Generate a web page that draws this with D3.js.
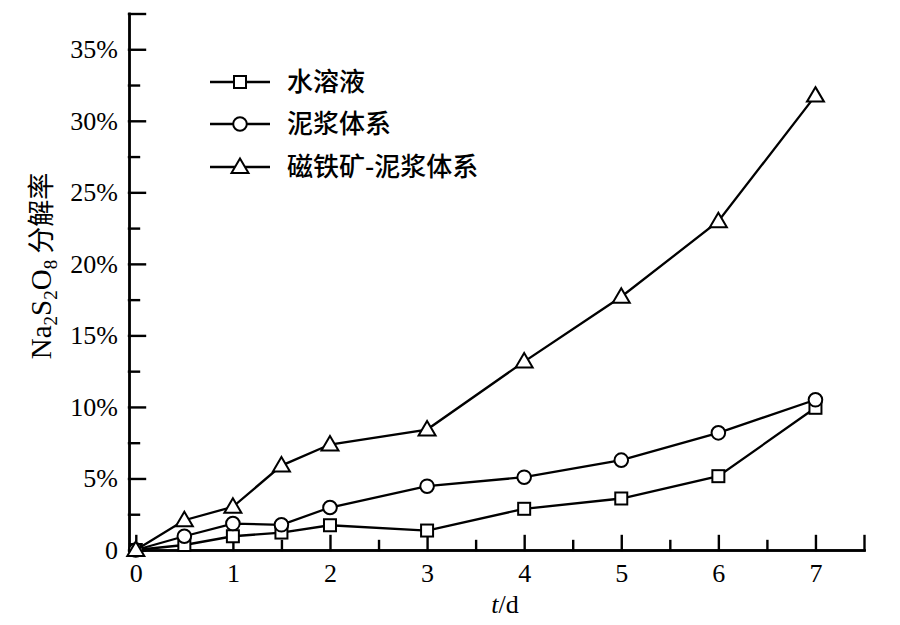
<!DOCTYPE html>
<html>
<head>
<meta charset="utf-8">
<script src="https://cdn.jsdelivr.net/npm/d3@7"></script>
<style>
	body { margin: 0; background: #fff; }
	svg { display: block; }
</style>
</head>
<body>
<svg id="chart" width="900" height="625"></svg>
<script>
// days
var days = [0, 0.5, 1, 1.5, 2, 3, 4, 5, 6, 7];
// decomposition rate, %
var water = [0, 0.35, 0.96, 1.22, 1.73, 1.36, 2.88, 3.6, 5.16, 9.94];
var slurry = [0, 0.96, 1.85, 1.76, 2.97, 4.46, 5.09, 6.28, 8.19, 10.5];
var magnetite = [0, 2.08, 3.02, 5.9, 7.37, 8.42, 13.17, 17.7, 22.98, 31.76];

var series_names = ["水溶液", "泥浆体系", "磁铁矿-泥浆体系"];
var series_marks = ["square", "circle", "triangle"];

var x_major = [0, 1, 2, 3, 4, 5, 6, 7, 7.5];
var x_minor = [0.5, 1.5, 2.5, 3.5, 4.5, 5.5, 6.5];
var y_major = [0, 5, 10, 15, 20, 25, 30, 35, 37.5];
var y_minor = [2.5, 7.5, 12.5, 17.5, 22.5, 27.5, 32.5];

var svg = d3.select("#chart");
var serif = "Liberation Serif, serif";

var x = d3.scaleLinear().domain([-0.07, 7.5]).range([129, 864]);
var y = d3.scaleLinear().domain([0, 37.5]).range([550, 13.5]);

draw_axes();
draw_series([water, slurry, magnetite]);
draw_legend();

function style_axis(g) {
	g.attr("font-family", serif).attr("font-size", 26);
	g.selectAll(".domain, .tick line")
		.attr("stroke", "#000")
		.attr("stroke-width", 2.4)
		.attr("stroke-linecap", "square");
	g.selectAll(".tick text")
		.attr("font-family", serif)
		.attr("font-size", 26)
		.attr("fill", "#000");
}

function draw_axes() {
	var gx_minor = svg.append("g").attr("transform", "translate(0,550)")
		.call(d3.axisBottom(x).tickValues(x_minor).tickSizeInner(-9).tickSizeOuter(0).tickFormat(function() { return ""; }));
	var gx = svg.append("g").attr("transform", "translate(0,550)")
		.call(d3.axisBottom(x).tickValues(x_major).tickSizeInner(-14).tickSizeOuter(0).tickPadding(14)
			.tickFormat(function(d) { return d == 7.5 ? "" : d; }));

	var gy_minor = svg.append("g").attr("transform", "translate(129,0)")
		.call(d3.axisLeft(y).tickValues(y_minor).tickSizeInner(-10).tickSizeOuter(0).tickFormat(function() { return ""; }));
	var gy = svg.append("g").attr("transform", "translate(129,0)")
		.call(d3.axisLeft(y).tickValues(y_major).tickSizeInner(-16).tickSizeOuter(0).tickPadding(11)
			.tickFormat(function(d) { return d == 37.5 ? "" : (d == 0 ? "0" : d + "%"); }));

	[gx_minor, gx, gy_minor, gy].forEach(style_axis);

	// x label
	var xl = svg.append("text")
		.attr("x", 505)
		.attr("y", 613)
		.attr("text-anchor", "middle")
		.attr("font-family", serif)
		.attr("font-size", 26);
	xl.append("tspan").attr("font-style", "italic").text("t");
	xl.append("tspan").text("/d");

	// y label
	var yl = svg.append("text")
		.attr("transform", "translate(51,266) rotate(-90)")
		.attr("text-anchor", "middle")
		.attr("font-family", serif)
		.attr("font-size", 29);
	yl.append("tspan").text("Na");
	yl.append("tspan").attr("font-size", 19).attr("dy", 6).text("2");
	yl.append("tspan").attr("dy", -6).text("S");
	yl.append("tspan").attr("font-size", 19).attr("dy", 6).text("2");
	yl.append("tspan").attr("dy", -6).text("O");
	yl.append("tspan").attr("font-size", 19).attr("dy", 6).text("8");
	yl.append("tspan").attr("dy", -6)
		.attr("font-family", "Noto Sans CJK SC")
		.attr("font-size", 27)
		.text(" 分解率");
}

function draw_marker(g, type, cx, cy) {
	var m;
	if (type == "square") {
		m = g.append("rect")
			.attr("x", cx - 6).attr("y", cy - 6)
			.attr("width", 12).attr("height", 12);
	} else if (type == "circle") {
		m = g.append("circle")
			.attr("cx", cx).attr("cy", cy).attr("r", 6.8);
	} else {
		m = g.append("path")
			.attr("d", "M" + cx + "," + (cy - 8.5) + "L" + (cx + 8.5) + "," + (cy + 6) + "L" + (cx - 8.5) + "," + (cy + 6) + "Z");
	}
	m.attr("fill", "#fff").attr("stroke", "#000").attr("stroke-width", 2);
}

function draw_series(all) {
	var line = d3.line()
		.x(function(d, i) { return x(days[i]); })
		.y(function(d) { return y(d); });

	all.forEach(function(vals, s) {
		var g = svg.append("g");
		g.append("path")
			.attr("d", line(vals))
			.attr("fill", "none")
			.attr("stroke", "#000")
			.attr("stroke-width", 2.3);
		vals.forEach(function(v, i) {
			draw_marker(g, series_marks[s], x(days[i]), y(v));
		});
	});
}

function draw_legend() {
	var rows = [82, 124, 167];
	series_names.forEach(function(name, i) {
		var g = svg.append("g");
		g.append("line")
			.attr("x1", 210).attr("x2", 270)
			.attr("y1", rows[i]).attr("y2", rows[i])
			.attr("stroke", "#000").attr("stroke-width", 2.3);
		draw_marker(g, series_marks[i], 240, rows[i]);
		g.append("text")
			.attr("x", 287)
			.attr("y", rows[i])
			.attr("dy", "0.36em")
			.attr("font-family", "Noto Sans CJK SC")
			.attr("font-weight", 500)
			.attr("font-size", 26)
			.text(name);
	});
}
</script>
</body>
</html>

**Exercise:** Without the pictures, please reproduce each line of the listing above exactly, from the first one through the line bearing "return d == 7.5".

**Response below:**
Generate a web page that draws this with D3.js.
<!DOCTYPE html>
<html>
<head>
<meta charset="utf-8">
<script src="https://cdn.jsdelivr.net/npm/d3@7"></script>
<style>
	body { margin: 0; background: #fff; }
	svg { display: block; }
</style>
</head>
<body>
<svg id="chart" width="900" height="625"></svg>
<script>
// days
var days = [0, 0.5, 1, 1.5, 2, 3, 4, 5, 6, 7];
// decomposition rate, %
var water = [0, 0.35, 0.96, 1.22, 1.73, 1.36, 2.88, 3.6, 5.16, 9.94];
var slurry = [0, 0.96, 1.85, 1.76, 2.97, 4.46, 5.09, 6.28, 8.19, 10.5];
var magnetite = [0, 2.08, 3.02, 5.9, 7.37, 8.42, 13.17, 17.7, 22.98, 31.76];

var series_names = ["水溶液", "泥浆体系", "磁铁矿-泥浆体系"];
var series_marks = ["square", "circle", "triangle"];

var x_major = [0, 1, 2, 3, 4, 5, 6, 7, 7.5];
var x_minor = [0.5, 1.5, 2.5, 3.5, 4.5, 5.5, 6.5];
var y_major = [0, 5, 10, 15, 20, 25, 30, 35, 37.5];
var y_minor = [2.5, 7.5, 12.5, 17.5, 22.5, 27.5, 32.5];

var svg = d3.select("#chart");
var serif = "Liberation Serif, serif";

var x = d3.scaleLinear().domain([-0.07, 7.5]).range([129, 864]);
var y = d3.scaleLinear().domain([0, 37.5]).range([550, 13.5]);

draw_axes();
draw_series([water, slurry, magnetite]);
draw_legend();

function style_axis(g) {
	g.attr("font-family", serif).attr("font-size", 26);
	g.selectAll(".domain, .tick line")
		.attr("stroke", "#000")
		.attr("stroke-width", 2.4)
		.attr("stroke-linecap", "square");
	g.selectAll(".tick text")
		.attr("font-family", serif)
		.attr("font-size", 26)
		.attr("fill", "#000");
}

function draw_axes() {
	var gx_minor = svg.append("g").attr("transform", "translate(0,550)")
		.call(d3.axisBottom(x).tickValues(x_minor).tickSizeInner(-9).tickSizeOuter(0).tickFormat(function() { return ""; }));
	var gx = svg.append("g").attr("transform", "translate(0,550)")
		.call(d3.axisBottom(x).tickValues(x_major).tickSizeInner(-14).tickSizeOuter(0).tickPadding(14)
			.tickFormat(function(d) { return d == 7.5 ? "" : d; }));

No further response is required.